● Required work
Output the first line of the listing and each line after it, up to and including the line that contains "60.6,58.3,56.9,56.0,55.2,55.1,55.3];", exactly as written, minus the pictures.

____ Source data

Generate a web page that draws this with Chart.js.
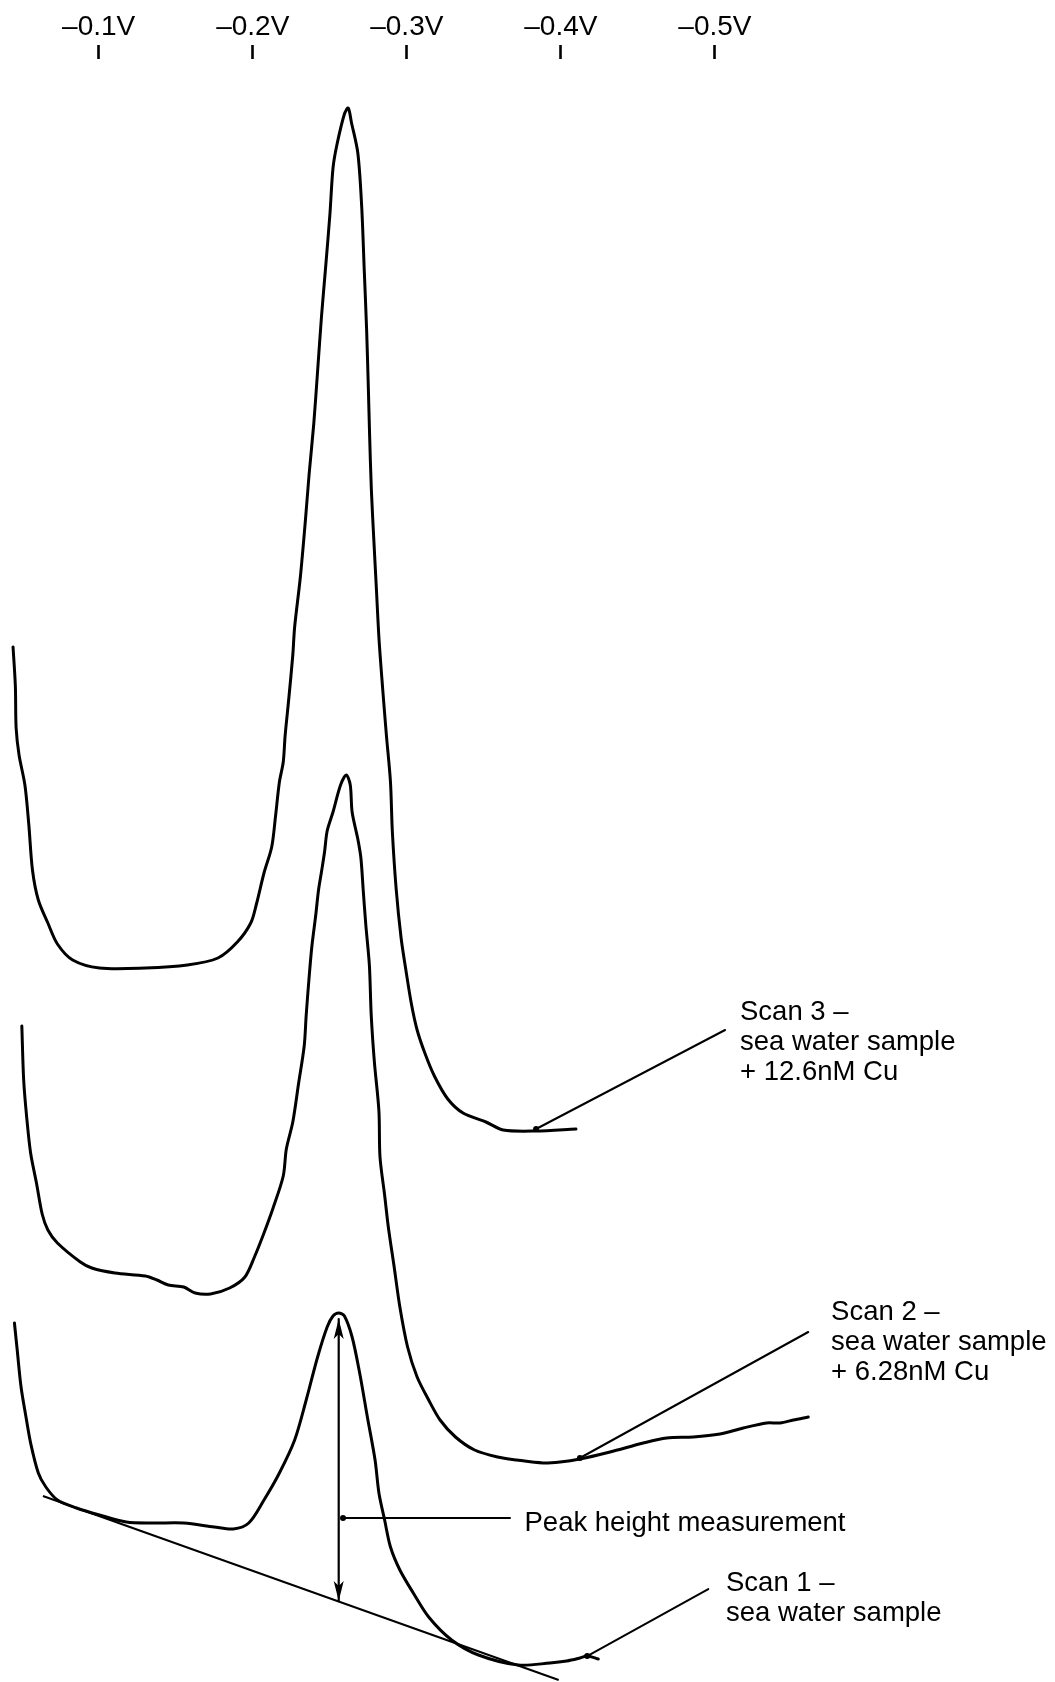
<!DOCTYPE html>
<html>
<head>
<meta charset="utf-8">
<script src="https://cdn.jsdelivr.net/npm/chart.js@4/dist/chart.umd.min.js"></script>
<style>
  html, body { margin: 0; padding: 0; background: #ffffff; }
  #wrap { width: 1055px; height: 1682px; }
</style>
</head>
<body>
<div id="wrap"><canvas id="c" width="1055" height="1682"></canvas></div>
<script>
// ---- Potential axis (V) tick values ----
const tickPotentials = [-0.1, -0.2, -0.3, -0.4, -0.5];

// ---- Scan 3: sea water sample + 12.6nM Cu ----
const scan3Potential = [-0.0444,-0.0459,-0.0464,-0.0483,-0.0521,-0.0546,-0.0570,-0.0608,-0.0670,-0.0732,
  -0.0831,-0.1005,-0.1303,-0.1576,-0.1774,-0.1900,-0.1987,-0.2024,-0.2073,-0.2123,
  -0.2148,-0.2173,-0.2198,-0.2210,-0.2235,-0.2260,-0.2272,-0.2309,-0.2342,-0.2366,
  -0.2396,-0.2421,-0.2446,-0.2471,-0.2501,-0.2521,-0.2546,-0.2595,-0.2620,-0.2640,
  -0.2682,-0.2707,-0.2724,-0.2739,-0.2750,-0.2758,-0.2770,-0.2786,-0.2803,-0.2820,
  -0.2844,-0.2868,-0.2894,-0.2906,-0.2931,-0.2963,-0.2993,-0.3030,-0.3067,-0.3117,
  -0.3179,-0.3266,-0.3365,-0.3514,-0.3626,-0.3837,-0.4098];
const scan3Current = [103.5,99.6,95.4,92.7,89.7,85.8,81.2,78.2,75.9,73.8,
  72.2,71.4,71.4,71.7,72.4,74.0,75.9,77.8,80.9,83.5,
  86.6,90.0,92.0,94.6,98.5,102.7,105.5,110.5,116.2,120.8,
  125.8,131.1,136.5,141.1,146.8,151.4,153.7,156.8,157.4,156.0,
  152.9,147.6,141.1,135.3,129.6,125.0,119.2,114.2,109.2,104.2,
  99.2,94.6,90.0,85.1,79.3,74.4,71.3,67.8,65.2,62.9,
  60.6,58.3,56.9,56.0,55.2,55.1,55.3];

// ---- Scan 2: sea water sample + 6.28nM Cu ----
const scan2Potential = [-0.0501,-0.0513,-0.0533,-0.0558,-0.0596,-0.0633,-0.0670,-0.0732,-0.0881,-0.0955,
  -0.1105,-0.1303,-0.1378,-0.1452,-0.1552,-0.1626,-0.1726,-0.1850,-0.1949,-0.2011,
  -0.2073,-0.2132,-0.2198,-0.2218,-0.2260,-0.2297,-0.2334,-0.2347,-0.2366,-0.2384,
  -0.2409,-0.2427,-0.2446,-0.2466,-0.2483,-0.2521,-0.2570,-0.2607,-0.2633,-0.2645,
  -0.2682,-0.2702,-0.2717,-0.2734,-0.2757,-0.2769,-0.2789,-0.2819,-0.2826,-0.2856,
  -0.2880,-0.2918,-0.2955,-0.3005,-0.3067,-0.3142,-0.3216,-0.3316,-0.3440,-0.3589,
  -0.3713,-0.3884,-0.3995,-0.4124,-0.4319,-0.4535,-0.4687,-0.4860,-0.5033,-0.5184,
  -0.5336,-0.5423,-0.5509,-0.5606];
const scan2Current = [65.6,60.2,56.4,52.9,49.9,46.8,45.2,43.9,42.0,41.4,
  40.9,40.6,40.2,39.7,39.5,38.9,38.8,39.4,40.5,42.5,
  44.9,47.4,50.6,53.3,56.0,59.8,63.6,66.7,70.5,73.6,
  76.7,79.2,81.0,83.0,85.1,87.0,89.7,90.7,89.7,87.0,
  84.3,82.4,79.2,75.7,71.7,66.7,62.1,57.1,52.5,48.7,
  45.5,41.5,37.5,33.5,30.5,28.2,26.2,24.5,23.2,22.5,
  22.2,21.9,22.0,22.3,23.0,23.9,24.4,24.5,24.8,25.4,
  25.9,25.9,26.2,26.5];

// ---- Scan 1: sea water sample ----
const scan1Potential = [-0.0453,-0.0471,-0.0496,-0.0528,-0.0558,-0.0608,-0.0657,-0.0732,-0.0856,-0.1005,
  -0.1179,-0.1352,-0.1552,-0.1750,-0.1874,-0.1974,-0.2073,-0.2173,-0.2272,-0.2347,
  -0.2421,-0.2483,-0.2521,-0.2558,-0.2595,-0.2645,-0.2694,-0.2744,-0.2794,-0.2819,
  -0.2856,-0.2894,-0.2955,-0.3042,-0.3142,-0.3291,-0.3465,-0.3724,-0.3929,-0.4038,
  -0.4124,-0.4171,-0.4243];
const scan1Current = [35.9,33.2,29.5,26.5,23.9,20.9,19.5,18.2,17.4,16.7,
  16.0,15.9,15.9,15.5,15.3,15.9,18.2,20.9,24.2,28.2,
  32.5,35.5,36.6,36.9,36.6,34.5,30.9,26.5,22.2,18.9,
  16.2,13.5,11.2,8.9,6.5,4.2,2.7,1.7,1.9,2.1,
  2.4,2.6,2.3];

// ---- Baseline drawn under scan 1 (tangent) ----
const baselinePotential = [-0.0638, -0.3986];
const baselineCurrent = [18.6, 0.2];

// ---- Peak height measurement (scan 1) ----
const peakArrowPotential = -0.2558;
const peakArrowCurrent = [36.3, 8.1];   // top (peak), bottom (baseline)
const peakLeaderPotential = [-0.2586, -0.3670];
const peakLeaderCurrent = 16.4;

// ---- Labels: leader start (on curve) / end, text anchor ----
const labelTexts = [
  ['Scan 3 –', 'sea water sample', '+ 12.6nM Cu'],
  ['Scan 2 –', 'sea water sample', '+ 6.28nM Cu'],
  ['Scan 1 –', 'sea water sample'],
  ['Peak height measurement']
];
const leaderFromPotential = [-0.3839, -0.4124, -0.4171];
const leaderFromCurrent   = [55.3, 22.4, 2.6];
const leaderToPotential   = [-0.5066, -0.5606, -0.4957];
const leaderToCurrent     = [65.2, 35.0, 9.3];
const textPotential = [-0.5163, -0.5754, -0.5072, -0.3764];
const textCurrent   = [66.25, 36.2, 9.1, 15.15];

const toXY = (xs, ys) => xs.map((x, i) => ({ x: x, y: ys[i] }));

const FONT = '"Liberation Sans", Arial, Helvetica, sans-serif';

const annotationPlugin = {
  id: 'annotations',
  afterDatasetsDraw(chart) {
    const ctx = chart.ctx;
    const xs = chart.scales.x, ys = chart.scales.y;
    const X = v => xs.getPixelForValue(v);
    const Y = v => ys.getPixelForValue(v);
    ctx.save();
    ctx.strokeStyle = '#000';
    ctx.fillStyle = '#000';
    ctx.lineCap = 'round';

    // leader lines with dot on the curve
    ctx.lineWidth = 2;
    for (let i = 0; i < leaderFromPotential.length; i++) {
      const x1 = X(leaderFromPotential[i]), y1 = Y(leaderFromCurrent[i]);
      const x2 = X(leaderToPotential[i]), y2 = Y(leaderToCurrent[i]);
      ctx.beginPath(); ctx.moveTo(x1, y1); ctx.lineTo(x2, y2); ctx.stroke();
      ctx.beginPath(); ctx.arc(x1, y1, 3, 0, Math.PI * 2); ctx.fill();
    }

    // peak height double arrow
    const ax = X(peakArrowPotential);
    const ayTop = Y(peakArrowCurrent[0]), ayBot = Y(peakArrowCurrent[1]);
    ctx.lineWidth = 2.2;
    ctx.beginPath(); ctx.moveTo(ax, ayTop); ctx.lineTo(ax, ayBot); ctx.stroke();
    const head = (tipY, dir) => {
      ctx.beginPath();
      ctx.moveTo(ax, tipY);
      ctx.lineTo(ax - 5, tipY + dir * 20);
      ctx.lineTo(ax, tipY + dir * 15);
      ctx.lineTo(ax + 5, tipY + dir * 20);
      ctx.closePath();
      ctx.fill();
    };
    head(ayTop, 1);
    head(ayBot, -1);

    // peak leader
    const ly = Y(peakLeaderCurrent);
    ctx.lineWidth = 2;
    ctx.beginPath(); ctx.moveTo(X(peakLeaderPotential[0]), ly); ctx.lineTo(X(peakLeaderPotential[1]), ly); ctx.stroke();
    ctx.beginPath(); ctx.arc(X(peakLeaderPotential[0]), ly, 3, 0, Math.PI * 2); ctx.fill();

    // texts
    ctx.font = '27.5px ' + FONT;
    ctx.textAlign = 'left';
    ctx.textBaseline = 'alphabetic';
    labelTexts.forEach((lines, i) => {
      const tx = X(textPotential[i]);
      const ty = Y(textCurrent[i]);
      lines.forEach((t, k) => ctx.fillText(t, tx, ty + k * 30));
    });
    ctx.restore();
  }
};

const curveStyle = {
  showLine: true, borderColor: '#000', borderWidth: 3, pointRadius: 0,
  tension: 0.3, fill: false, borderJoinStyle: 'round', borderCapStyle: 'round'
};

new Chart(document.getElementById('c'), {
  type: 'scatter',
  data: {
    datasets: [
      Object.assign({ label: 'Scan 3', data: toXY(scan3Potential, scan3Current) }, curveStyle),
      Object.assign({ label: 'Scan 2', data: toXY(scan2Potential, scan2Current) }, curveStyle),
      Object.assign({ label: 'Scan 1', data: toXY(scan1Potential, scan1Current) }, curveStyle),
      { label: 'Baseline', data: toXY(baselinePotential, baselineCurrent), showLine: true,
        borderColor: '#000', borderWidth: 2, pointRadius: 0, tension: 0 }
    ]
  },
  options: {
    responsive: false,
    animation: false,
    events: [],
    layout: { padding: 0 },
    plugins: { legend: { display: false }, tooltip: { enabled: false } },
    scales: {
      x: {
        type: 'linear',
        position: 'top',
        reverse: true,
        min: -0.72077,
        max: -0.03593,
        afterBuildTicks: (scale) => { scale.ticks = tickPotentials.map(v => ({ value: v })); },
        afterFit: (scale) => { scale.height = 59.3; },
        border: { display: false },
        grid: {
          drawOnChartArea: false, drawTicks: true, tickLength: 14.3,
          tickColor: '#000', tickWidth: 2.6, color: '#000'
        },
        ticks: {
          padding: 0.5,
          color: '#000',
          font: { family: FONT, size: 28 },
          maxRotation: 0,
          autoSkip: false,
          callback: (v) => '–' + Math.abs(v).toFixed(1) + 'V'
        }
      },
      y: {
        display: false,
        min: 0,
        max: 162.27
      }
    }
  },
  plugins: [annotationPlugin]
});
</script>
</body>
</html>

________

● Exercise result
Generate a web page that draws this with Chart.js.
<!DOCTYPE html>
<html>
<head>
<meta charset="utf-8">
<script src="https://cdn.jsdelivr.net/npm/chart.js@4/dist/chart.umd.min.js"></script>
<style>
  html, body { margin: 0; padding: 0; background: #ffffff; }
  #wrap { width: 1055px; height: 1682px; }
</style>
</head>
<body>
<div id="wrap"><canvas id="c" width="1055" height="1682"></canvas></div>
<script>
// ---- Potential axis (V) tick values ----
const tickPotentials = [-0.1, -0.2, -0.3, -0.4, -0.5];

// ---- Scan 3: sea water sample + 12.6nM Cu ----
const scan3Potential = [-0.0444,-0.0459,-0.0464,-0.0483,-0.0521,-0.0546,-0.0570,-0.0608,-0.0670,-0.0732,
  -0.0831,-0.1005,-0.1303,-0.1576,-0.1774,-0.1900,-0.1987,-0.2024,-0.2073,-0.2123,
  -0.2148,-0.2173,-0.2198,-0.2210,-0.2235,-0.2260,-0.2272,-0.2309,-0.2342,-0.2366,
  -0.2396,-0.2421,-0.2446,-0.2471,-0.2501,-0.2521,-0.2546,-0.2595,-0.2620,-0.2640,
  -0.2682,-0.2707,-0.2724,-0.2739,-0.2750,-0.2758,-0.2770,-0.2786,-0.2803,-0.2820,
  -0.2844,-0.2868,-0.2894,-0.2906,-0.2931,-0.2963,-0.2993,-0.3030,-0.3067,-0.3117,
  -0.3179,-0.3266,-0.3365,-0.3514,-0.3626,-0.3837,-0.4098];
const scan3Current = [103.5,99.6,95.4,92.7,89.7,85.8,81.2,78.2,75.9,73.8,
  72.2,71.4,71.4,71.7,72.4,74.0,75.9,77.8,80.9,83.5,
  86.6,90.0,92.0,94.6,98.5,102.7,105.5,110.5,116.2,120.8,
  125.8,131.1,136.5,141.1,146.8,151.4,153.7,156.8,157.4,156.0,
  152.9,147.6,141.1,135.3,129.6,125.0,119.2,114.2,109.2,104.2,
  99.2,94.6,90.0,85.1,79.3,74.4,71.3,67.8,65.2,62.9,
  60.6,58.3,56.9,56.0,55.2,55.1,55.3];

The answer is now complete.